Exactly the lines from the one containing "Convert this chart to matplotlib code." through the one containing "10, 6, 3, 0]" are to be returned, please, without any pictures.

[Start Dataset records]

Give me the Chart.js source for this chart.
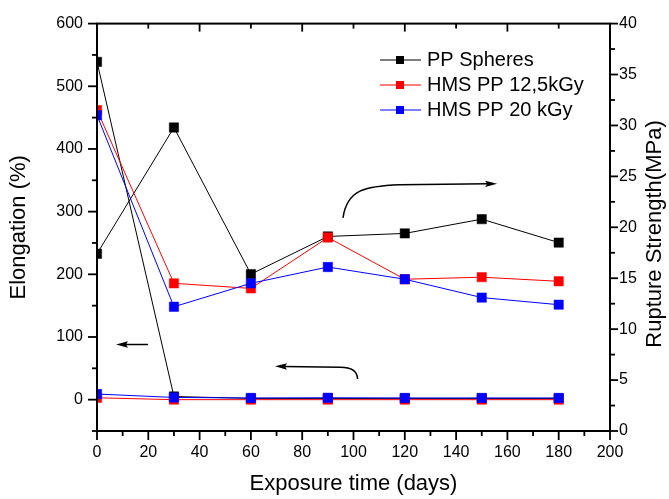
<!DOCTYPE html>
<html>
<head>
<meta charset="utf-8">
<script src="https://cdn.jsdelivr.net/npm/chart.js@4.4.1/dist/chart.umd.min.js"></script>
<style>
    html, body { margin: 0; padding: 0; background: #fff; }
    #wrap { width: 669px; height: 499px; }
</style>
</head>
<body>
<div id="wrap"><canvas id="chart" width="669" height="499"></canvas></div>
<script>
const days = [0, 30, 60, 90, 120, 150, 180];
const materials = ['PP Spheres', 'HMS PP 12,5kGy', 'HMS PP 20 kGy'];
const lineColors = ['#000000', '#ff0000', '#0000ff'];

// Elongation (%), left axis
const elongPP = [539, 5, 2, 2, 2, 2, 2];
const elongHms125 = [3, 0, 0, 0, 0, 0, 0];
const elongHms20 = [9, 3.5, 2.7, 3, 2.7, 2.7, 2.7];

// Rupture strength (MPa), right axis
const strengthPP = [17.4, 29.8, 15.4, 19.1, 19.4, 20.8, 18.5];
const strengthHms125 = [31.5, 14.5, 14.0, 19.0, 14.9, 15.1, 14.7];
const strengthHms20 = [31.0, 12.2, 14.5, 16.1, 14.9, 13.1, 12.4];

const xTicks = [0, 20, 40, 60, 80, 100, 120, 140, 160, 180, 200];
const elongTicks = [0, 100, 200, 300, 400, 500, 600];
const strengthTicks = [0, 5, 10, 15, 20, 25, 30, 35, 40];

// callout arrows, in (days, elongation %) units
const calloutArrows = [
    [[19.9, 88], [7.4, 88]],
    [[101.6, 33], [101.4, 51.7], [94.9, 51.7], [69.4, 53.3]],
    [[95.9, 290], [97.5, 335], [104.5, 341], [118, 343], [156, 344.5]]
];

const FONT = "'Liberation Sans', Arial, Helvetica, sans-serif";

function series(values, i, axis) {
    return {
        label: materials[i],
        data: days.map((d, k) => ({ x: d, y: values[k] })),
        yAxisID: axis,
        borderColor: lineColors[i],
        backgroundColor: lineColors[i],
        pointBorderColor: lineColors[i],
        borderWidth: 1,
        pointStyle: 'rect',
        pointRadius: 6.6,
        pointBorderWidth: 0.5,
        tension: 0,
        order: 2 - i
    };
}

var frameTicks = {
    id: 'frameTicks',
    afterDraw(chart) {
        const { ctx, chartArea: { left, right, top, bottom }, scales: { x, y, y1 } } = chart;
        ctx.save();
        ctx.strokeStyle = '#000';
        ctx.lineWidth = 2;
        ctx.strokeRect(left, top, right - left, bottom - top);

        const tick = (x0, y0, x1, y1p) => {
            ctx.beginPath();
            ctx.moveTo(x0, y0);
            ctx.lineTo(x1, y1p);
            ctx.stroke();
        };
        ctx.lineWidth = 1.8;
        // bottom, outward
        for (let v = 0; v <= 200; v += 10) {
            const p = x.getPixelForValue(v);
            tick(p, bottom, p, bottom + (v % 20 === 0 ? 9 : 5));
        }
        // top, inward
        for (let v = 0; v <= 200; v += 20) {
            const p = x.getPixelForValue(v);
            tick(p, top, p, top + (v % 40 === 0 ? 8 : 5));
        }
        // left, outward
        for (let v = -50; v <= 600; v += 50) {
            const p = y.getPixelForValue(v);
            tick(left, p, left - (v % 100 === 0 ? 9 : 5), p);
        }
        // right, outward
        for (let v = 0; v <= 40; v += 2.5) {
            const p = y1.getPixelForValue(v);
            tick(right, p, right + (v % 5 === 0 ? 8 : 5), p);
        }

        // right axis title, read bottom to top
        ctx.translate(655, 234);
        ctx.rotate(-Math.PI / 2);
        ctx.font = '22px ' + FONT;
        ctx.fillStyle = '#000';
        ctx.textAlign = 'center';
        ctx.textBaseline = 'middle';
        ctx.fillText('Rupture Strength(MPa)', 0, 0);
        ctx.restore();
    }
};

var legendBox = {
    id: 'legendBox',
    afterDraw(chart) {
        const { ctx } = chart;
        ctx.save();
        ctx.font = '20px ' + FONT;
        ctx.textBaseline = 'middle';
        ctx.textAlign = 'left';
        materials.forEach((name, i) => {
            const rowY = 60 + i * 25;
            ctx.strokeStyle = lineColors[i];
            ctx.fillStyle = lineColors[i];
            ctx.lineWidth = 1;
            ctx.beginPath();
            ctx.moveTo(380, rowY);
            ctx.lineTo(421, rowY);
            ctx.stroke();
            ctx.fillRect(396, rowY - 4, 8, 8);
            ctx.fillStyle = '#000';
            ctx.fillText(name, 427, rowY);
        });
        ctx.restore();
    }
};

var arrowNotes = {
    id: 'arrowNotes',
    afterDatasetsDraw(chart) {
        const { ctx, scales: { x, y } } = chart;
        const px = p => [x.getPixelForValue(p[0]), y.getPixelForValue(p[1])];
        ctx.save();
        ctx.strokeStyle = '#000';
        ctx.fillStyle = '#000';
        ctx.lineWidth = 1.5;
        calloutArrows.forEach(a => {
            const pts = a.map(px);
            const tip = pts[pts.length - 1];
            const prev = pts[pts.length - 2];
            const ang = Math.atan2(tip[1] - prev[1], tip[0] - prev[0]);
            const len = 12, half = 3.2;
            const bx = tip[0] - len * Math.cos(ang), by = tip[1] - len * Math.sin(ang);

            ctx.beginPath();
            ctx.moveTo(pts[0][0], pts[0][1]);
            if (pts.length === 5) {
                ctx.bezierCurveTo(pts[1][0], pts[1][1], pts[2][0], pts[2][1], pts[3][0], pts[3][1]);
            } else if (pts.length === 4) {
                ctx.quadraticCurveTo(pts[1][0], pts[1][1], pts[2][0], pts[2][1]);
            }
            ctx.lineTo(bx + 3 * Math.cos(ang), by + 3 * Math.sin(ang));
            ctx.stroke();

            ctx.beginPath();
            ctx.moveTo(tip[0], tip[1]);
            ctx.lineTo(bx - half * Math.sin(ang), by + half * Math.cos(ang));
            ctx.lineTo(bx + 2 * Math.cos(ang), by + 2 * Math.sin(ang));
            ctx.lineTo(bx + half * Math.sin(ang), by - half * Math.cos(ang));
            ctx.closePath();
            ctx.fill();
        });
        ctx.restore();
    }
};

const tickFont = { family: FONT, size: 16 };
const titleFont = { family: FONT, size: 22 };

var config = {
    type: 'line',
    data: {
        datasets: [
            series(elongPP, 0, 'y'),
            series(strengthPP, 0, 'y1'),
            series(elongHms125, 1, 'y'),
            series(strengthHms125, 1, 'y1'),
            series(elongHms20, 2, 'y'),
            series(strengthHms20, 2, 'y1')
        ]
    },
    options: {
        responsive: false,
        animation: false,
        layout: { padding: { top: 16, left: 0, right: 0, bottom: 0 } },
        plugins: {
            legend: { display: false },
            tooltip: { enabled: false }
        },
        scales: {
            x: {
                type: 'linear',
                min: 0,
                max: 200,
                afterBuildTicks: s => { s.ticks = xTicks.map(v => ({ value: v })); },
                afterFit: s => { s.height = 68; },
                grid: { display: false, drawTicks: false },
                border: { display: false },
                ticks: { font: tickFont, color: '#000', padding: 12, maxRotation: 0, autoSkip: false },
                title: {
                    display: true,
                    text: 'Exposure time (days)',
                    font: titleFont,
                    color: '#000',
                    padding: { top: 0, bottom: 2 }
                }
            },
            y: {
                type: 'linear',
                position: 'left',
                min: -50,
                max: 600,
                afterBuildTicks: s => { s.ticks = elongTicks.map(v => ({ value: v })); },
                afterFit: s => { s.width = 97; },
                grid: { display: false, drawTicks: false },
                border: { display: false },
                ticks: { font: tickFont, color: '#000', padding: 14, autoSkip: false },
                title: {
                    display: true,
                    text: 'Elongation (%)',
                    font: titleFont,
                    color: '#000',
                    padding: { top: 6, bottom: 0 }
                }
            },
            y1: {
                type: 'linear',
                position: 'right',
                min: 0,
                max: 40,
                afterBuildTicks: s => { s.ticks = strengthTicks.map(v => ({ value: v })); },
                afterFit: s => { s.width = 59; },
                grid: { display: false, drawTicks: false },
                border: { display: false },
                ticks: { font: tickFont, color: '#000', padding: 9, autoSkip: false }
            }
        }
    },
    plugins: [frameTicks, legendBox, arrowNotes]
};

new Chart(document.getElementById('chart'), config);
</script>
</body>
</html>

[End Dataset records]
[Start Dataset records]

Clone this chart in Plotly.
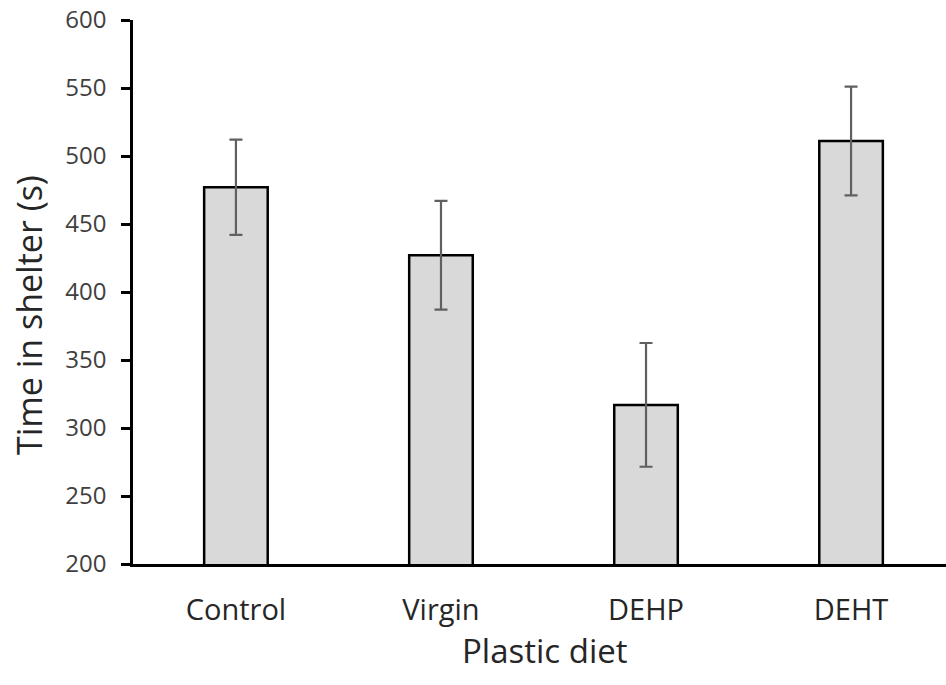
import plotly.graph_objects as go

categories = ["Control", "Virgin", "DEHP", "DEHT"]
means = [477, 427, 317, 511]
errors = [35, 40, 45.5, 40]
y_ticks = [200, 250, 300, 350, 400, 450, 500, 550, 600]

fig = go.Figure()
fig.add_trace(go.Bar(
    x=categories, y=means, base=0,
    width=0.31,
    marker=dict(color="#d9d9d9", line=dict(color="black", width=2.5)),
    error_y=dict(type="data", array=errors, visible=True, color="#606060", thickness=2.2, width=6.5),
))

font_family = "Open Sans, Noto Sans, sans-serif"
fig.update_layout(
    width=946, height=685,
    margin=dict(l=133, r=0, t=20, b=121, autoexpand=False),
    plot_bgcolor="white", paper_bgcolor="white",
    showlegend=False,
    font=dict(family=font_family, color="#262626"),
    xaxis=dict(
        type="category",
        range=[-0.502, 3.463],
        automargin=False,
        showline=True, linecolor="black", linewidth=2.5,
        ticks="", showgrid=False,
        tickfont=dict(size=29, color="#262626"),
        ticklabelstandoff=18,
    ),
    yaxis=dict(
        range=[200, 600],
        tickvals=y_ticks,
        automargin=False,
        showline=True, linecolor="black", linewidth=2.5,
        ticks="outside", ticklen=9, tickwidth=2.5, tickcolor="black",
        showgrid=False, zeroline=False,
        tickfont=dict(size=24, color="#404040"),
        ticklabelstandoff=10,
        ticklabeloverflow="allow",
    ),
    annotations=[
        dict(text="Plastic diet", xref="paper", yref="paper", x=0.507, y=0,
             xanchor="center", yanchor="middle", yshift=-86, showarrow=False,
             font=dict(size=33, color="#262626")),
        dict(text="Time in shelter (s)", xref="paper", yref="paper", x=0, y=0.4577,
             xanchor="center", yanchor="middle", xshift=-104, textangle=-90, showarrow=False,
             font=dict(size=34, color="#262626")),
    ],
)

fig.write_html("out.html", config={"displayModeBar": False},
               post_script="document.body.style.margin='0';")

[End Dataset records]
[Start Dataset records]

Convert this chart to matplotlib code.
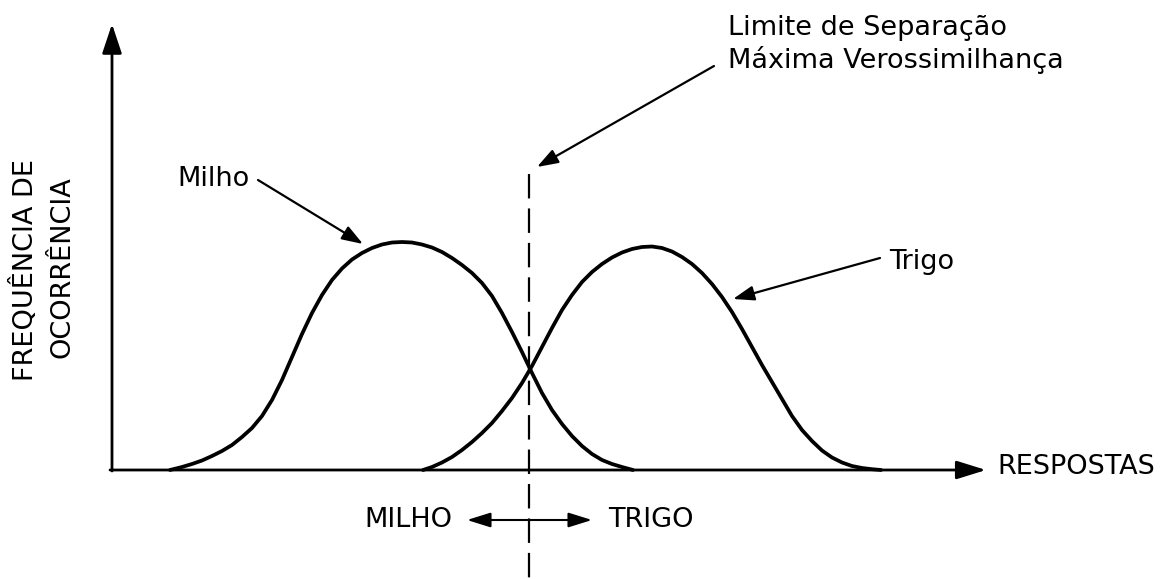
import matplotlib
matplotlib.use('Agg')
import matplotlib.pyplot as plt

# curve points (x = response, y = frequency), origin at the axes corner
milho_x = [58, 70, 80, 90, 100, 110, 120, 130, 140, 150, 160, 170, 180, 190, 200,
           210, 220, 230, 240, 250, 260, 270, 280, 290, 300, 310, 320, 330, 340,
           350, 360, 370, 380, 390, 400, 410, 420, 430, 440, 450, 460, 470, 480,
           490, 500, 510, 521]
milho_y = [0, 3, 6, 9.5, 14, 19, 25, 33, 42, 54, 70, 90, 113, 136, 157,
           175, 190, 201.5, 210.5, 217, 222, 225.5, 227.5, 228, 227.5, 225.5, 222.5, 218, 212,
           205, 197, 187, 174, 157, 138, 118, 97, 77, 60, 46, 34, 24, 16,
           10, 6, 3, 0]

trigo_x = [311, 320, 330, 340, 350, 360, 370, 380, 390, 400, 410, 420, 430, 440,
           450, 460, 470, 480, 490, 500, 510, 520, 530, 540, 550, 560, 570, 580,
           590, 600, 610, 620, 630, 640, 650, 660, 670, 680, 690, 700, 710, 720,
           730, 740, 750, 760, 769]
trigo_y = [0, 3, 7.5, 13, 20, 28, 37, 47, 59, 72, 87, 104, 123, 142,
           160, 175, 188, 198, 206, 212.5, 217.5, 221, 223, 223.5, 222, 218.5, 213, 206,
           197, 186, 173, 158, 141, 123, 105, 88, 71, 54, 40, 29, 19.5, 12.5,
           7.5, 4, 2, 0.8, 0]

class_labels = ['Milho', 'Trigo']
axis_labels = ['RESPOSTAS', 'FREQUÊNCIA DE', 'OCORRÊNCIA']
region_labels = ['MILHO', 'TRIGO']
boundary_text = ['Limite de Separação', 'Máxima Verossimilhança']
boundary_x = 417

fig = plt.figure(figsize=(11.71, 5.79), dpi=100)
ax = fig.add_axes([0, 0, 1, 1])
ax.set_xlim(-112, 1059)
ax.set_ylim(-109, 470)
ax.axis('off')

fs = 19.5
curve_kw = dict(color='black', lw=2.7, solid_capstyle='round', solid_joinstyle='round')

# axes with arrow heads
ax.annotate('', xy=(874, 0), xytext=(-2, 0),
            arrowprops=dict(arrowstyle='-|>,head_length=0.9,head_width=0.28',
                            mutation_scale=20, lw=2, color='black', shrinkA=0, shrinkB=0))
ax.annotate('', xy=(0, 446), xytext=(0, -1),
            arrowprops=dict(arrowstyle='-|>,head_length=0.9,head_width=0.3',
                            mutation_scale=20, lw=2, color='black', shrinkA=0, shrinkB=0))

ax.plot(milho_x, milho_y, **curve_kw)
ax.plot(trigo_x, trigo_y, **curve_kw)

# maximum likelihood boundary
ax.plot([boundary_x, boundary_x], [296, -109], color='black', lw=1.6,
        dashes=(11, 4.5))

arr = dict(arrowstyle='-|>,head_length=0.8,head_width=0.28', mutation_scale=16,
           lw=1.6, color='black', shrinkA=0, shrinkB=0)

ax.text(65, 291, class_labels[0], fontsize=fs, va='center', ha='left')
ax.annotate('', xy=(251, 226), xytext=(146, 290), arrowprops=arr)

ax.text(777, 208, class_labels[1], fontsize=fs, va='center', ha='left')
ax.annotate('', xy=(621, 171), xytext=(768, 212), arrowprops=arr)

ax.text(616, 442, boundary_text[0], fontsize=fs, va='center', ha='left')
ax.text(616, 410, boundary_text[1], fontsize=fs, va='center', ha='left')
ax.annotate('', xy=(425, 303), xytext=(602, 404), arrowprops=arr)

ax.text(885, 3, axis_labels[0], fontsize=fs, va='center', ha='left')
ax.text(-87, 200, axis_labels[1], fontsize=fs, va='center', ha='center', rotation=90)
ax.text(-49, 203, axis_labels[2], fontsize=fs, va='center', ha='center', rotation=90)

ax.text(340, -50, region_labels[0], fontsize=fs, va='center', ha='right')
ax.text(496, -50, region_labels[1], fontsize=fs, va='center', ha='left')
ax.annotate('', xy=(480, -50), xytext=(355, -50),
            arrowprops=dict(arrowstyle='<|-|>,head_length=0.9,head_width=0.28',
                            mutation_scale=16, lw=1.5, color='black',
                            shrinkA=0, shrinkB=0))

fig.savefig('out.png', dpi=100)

[End Dataset records]

-- The completed task --
Convert this chart to matplotlib code.
import matplotlib
matplotlib.use('Agg')
import matplotlib.pyplot as plt

# curve points (x = response, y = frequency), origin at the axes corner
milho_x = [58, 70, 80, 90, 100, 110, 120, 130, 140, 150, 160, 170, 180, 190, 200,
           210, 220, 230, 240, 250, 260, 270, 280, 290, 300, 310, 320, 330, 340,
           350, 360, 370, 380, 390, 400, 410, 420, 430, 440, 450, 460, 470, 480,
           490, 500, 510, 521]
milho_y = [0, 3, 6, 9.5, 14, 19, 25, 33, 42, 54, 70, 90, 113, 136, 157,
           175, 190, 201.5, 210.5, 217, 222, 225.5, 227.5, 228, 227.5, 225.5, 222.5, 218, 212,
           205, 197, 187, 174, 157, 138, 118, 97, 77, 60, 46, 34, 24, 16,
           10, 6, 3, 0]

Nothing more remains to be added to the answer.